Though a preliminary qualitative study, this study suggests that in Alzheimer's disease cortex there is a reduction of RAP as indicated by reduced immunostaining. This change was seen in both temporal and occipital regions suggesting it may be widespread. This quantitative downregulation of RAP protein, in turn, could modify the LRP/APP/beta amyloid processing. A reduction of RAP in AD brain could reduce the LRP stability and membrane localization by virtue of its loss of chaperone function; this could be a protective or adaptive response in an attempt to reduce APP to beta amyloid processing. There is some evidence that RAP can also antagonize the LRP receptor [1–4, 10]; this would suggest that reduced neuronal RAP could lead to increased LRP receptor activity and APP internalization and possibly subsequent processing to beta amyloid peptide. There was a suggestion of some reduction of intensity of capillary endothelial RAP immunopositivity within the AD brains. However this was not as marked as the neuronal alterations seen.

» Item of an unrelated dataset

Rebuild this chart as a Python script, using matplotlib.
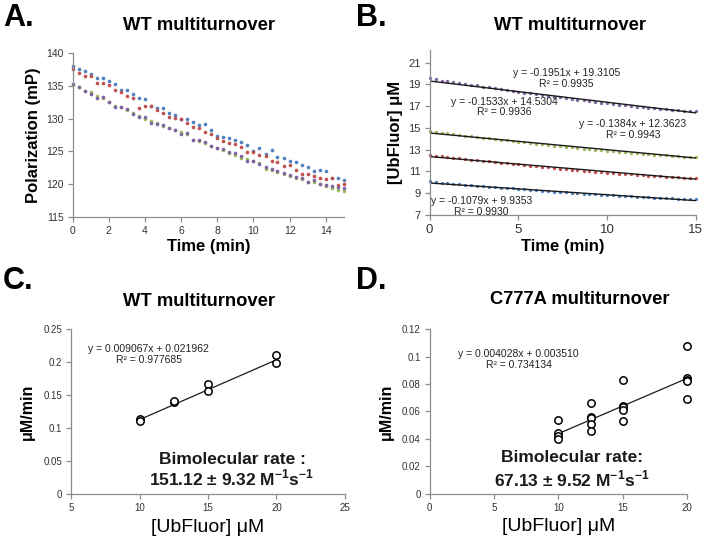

These results should be correlated in the future with biochemical analysis to confirm RAP reductions within Alzheimer's brain. They point towards the significance of alterations of modulating factors of the APP/beta amyloid processing pathway, potentially contributing to AD pathogenesis.
The authors gratefully acknowledge the statistical analysis expertise of Dr. Jian Liu of Brock University and the IHC technical assistance of Katrina Tuomala, HHS.